• _Information supplied_:
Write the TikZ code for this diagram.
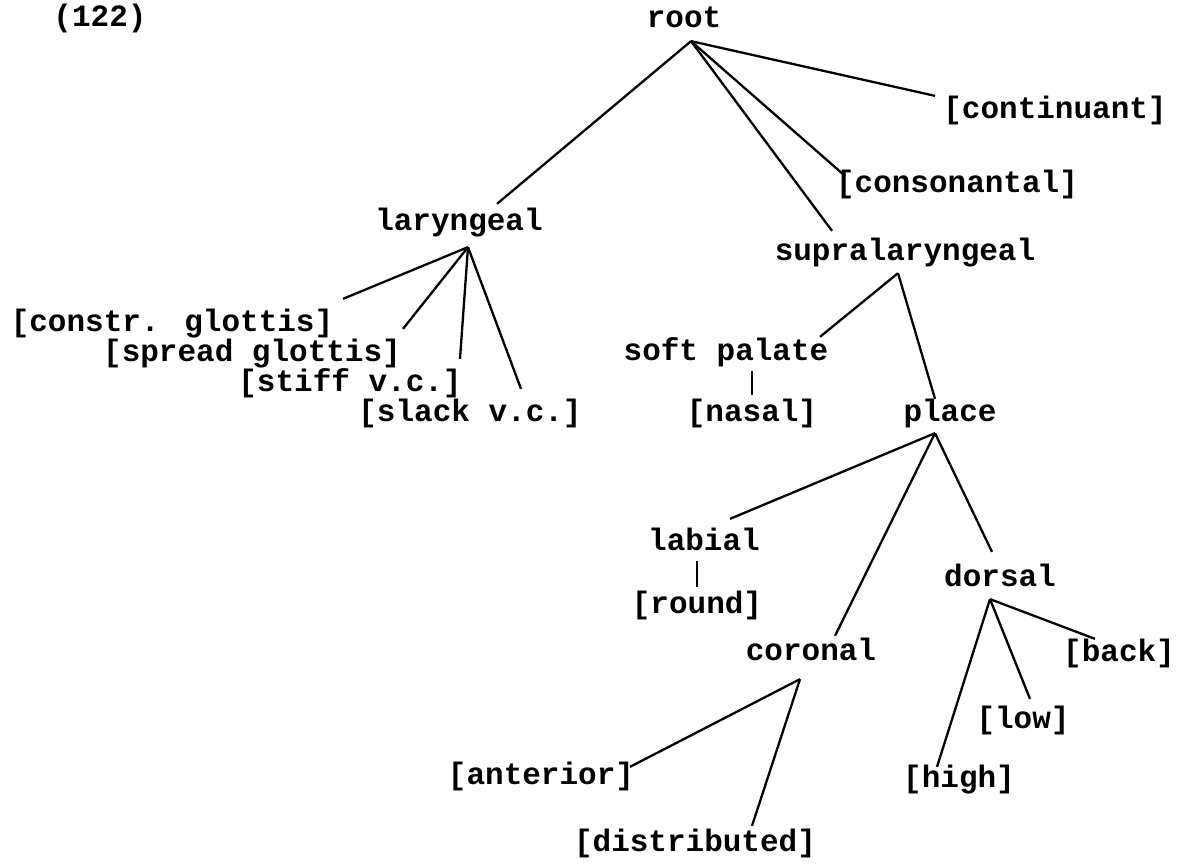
\documentclass[tikz,border=0pt]{standalone}
\usepackage{fontspec}
\newfontfamily\tyfont{Liberation Mono}
\begin{document}
\begin{tikzpicture}[x=1pt,y=-1pt,line width=2.3pt,
  every node/.style={font=\tyfont\bfseries\fontsize{31}{34}\selectfont,inner sep=3pt,anchor=base,text height=22pt,text depth=7pt}]
\useasboundingbox (0,0) rectangle (1186,864);
% example number and root
\node (num) at (100,27) {(122)};
\node (root) at (684,28) {root};
\node (cont) at (1055,119) {[continuant]};
\node (cons) at (957,193) {[consonantal]};
% laryngeal part
\node (lar) at (459,230) {laryngeal};
\node (cg) at (172,331) {[constr. glottis]};
\node (sg) at (252,361) {[spread glottis]};
\node (stiff) at (350,391) {[stiff v.c.]};
\node (slack) at (470,421) {[slack v.c.]};
% supralaryngeal part
\node (supra) at (905,260) {supralaryngeal};
\node (sp) at (726,360) {soft palate};
\node (nasal) at (752,421) {[nasal]};
\node (place) at (950,421) {place};
\node (labial) at (704,550) {labial};
\node (round) at (697,613) {[round]};
\node (dorsal) at (1000,586) {dorsal};
\node (coronal) at (811,660) {coronal};
\node (back) at (1119,661) {[back]};
\node (low) at (1023,728) {[low]};
\node (high) at (959,787) {[high]};
\node (ant) at (541,784) {[anterior]};
\node (dist) at (695,851) {[distributed]};
% root branches
\draw ([shift={(7,2)}]root.south) -- ([shift={(38,0)}]lar.north);
\draw ([shift={(7,2)}]root.south) -- ([shift={(-73,-3)}]supra.north);
\draw ([shift={(7,2)}]root.south) -- ([shift={(-112,9)}]cons.north);
\draw ([shift={(7,2)}]root.south) -- ([shift={(-120,3)}]cont.north);
% laryngeal features
\draw ([shift={(9,6)}]lar.south) -- ([shift={(171,-6)}]cg.north);
\draw ([shift={(9,6)}]lar.south) -- ([shift={(151,-6)}]sg.north);
\draw ([shift={(9,6)}]lar.south) -- ([shift={(110,-6)}]stiff.north);
\draw ([shift={(9,6)}]lar.south) -- ([shift={(51,-6)}]slack.north);
% supralaryngeal
\draw ([shift={(-7,2)}]supra.south) -- ([shift={(94,3)}]sp.north);
\draw ([shift={(-7,2)}]supra.south) -- ([shift={(-15,4)}]place.north);
\draw (nasal.north) -- (nasal.north |- sp.south);
% place
\draw ([shift={(-15,1)}]place.south) -- ([shift={(26,-5)}]labial.north);
\draw ([shift={(-15,1)}]place.south) -- ([shift={(24,2)}]coronal.north);
\draw ([shift={(-15,1)}]place.south) -- ([shift={(-8,-8)}]dorsal.north);
\draw (round.north) -- (round.north |- labial.south);
% dorsal and coronal features
\draw ([shift={(-10,2)}]dorsal.south) -- ([shift={(-22,6)}]high.north);
\draw ([shift={(-10,2)}]dorsal.south) -- ([shift={(7,-3)}]low.north);
\draw ([shift={(-10,2)}]dorsal.south) -- ([shift={(-24,4)}]back.north);
\draw ([shift={(-11,8)}]coronal.south) -- ([shift={(89,9)}]ant.north);
\draw ([shift={(-11,8)}]coronal.south) -- ([shift={(57,1)}]dist.north);
\end{tikzpicture}
\end{document}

• _Aim of the task_:
Copy the whole listing above word for word but do not carry over the pictures.

• _Complete response_:
Write the TikZ code for this diagram.
\documentclass[tikz,border=0pt]{standalone}
\usepackage{fontspec}
\newfontfamily\tyfont{Liberation Mono}
\begin{document}
\begin{tikzpicture}[x=1pt,y=-1pt,line width=2.3pt,
  every node/.style={font=\tyfont\bfseries\fontsize{31}{34}\selectfont,inner sep=3pt,anchor=base,text height=22pt,text depth=7pt}]
\useasboundingbox (0,0) rectangle (1186,864);
% example number and root
\node (num) at (100,27) {(122)};
\node (root) at (684,28) {root};
\node (cont) at (1055,119) {[continuant]};
\node (cons) at (957,193) {[consonantal]};
% laryngeal part
\node (lar) at (459,230) {laryngeal};
\node (cg) at (172,331) {[constr. glottis]};
\node (sg) at (252,361) {[spread glottis]};
\node (stiff) at (350,391) {[stiff v.c.]};
\node (slack) at (470,421) {[slack v.c.]};
% supralaryngeal part
\node (supra) at (905,260) {supralaryngeal};
\node (sp) at (726,360) {soft palate};
\node (nasal) at (752,421) {[nasal]};
\node (place) at (950,421) {place};
\node (labial) at (704,550) {labial};
\node (round) at (697,613) {[round]};
\node (dorsal) at (1000,586) {dorsal};
\node (coronal) at (811,660) {coronal};
\node (back) at (1119,661) {[back]};
\node (low) at (1023,728) {[low]};
\node (high) at (959,787) {[high]};
\node (ant) at (541,784) {[anterior]};
\node (dist) at (695,851) {[distributed]};
% root branches
\draw ([shift={(7,2)}]root.south) -- ([shift={(38,0)}]lar.north);
\draw ([shift={(7,2)}]root.south) -- ([shift={(-73,-3)}]supra.north);
\draw ([shift={(7,2)}]root.south) -- ([shift={(-112,9)}]cons.north);
\draw ([shift={(7,2)}]root.south) -- ([shift={(-120,3)}]cont.north);
% laryngeal features
\draw ([shift={(9,6)}]lar.south) -- ([shift={(171,-6)}]cg.north);
\draw ([shift={(9,6)}]lar.south) -- ([shift={(151,-6)}]sg.north);
\draw ([shift={(9,6)}]lar.south) -- ([shift={(110,-6)}]stiff.north);
\draw ([shift={(9,6)}]lar.south) -- ([shift={(51,-6)}]slack.north);
% supralaryngeal
\draw ([shift={(-7,2)}]supra.south) -- ([shift={(94,3)}]sp.north);
\draw ([shift={(-7,2)}]supra.south) -- ([shift={(-15,4)}]place.north);
\draw (nasal.north) -- (nasal.north |- sp.south);
% place
\draw ([shift={(-15,1)}]place.south) -- ([shift={(26,-5)}]labial.north);
\draw ([shift={(-15,1)}]place.south) -- ([shift={(24,2)}]coronal.north);
\draw ([shift={(-15,1)}]place.south) -- ([shift={(-8,-8)}]dorsal.north);
\draw (round.north) -- (round.north |- labial.south);
% dorsal and coronal features
\draw ([shift={(-10,2)}]dorsal.south) -- ([shift={(-22,6)}]high.north);
\draw ([shift={(-10,2)}]dorsal.south) -- ([shift={(7,-3)}]low.north);
\draw ([shift={(-10,2)}]dorsal.south) -- ([shift={(-24,4)}]back.north);
\draw ([shift={(-11,8)}]coronal.south) -- ([shift={(89,9)}]ant.north);
\draw ([shift={(-11,8)}]coronal.south) -- ([shift={(57,1)}]dist.north);
\end{tikzpicture}
\end{document}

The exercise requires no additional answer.